Friday, May 22, 2026

Predictive Analytics for Yield Forecasting—Machine Learning Models Predicting Harvest Volume and Market Pricing

For centuries, agricultural planning was dictated by historical averages and intuition. Farmers looked at the previous year’s harvest, combined it with regional weather lore, and estimated their upcoming yield volume and market value. This unpredictable approach often resulted in severe economic imbalances: localized overproduction caused farmgate price collapses, while unexpected supply deficits triggered food inflation and regional shortages across global supply chains.

Predictive analytics using machine learning has transformed this guessing game into a precise data science. By integrating macroeconomic trends, high-revisit satellite telemetry, and ground-level crop biometrics, predictive yield models give agribusinesses, commodity traders, and food processors highly accurate forecasts months before a single tractor enters the field. This clarity stabilizes food supply chains, optimizes logistics, and helps farming operations protect their financial margins against volatile market forces.

1. The Predictive Data Synthesis Matrix

Constructing an accurate yield forecasting engine requires blending slow-moving baseline data with highly dynamic, real-time environmental variables. A modern machine learning model ingests four core data layers to forecast harvest volumes.

[Macroclimate Telemetry] + [Remote Sensing Indices] + [Soil & Agronomic Metrics] + [Historical Ground Truth]

                                       │

                                       ▼

                       [Feature Extraction & Spatial Fusion]

                                       │

                                       ▼

                 [Hybrid Architecture: CNN-LSTM / XGBoost / ViT]

                                       │

                  ┌────────────────────┴────────────────────┐

                  ▼                                         ▼

     [Volume Output: Tons/Hectare]            [Financial Output: Price/Bushel]

 

Macroclimatic Telemetry

Weather remains the primary driver of crop yield volatility. Predictive models look past basic five-day forecasts, ingesting long-range meteorological data streams:

  • Sea Surface Temperature (SST) Anomalies: Tracking indicators like El Niño-Southern Oscillation (ENSO) and the Indian Ocean Dipole (IOD) allows models to predict broad seasonal patterns—such as a 70% probability of below-average rainfall across a growing region three months in advance.
  • Vapor Pressure Deficit (VPD): This metric measures the atmospheric demand for moisture. A high VPD indicates dry air, which forces plants to close their stomata (leaf pores), slowing photosynthesis and limiting potential crop yields even if soil moisture seems adequate.

High-Resolution Remote Sensing Data

Satellites provide continuous, spatial monitoring of crop development across vast geographic regions.

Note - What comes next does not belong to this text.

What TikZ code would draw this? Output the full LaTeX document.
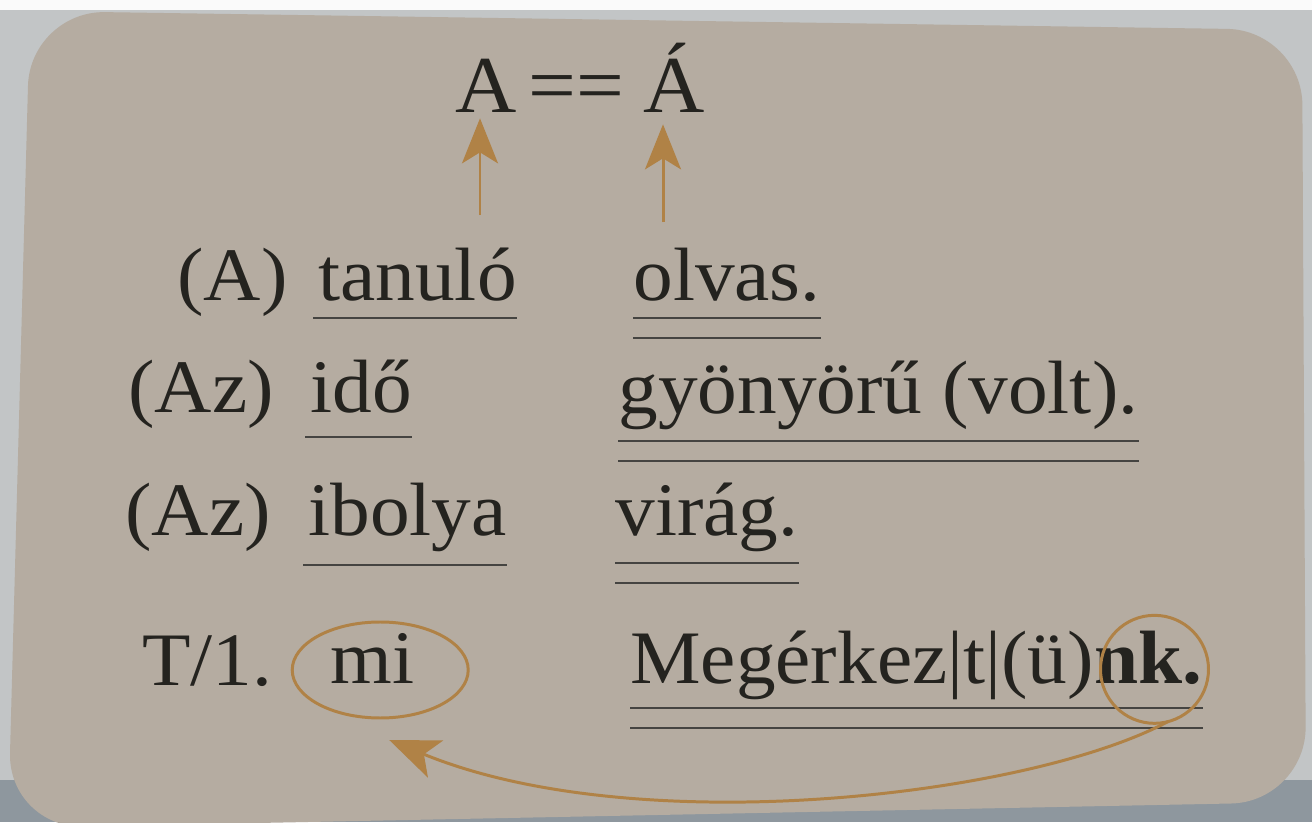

  • Synthetic Aperture Radar (SAR): Unlike optical cameras, SAR sensors emit microwave radiation that penetrates clouds and heavy smoke. By measuring how these waves bounce back from the crop canopy, the model determines crop structural biomass and tracks planting dates even during long periods of overcast weather.
  • Solar-Induced Chlorophyll Fluorescence (SIF): When plants absorb sunlight for photosynthesis, their leaves emit a tiny, invisible amount of fluorescent light. This emission is a direct measure of functional photosynthetic activity. Satellites capture this faint signal, giving the AI model a clear view of crop stress days before it causes physical damage or changes leaf color.

Soil and Agronomic Infrastructure

Ground-level data sets the baseline for what a field can realistically produce. Models include high-resolution soil maps tracking organic matter, soil texture (such as clay vs. sand ratios), and cation-exchange capacity (a measure of nutrient retention). These static baselines are continually updated with real-time data from tractor-mounted sensors during planting, tracking exact seeding densities and row spacing.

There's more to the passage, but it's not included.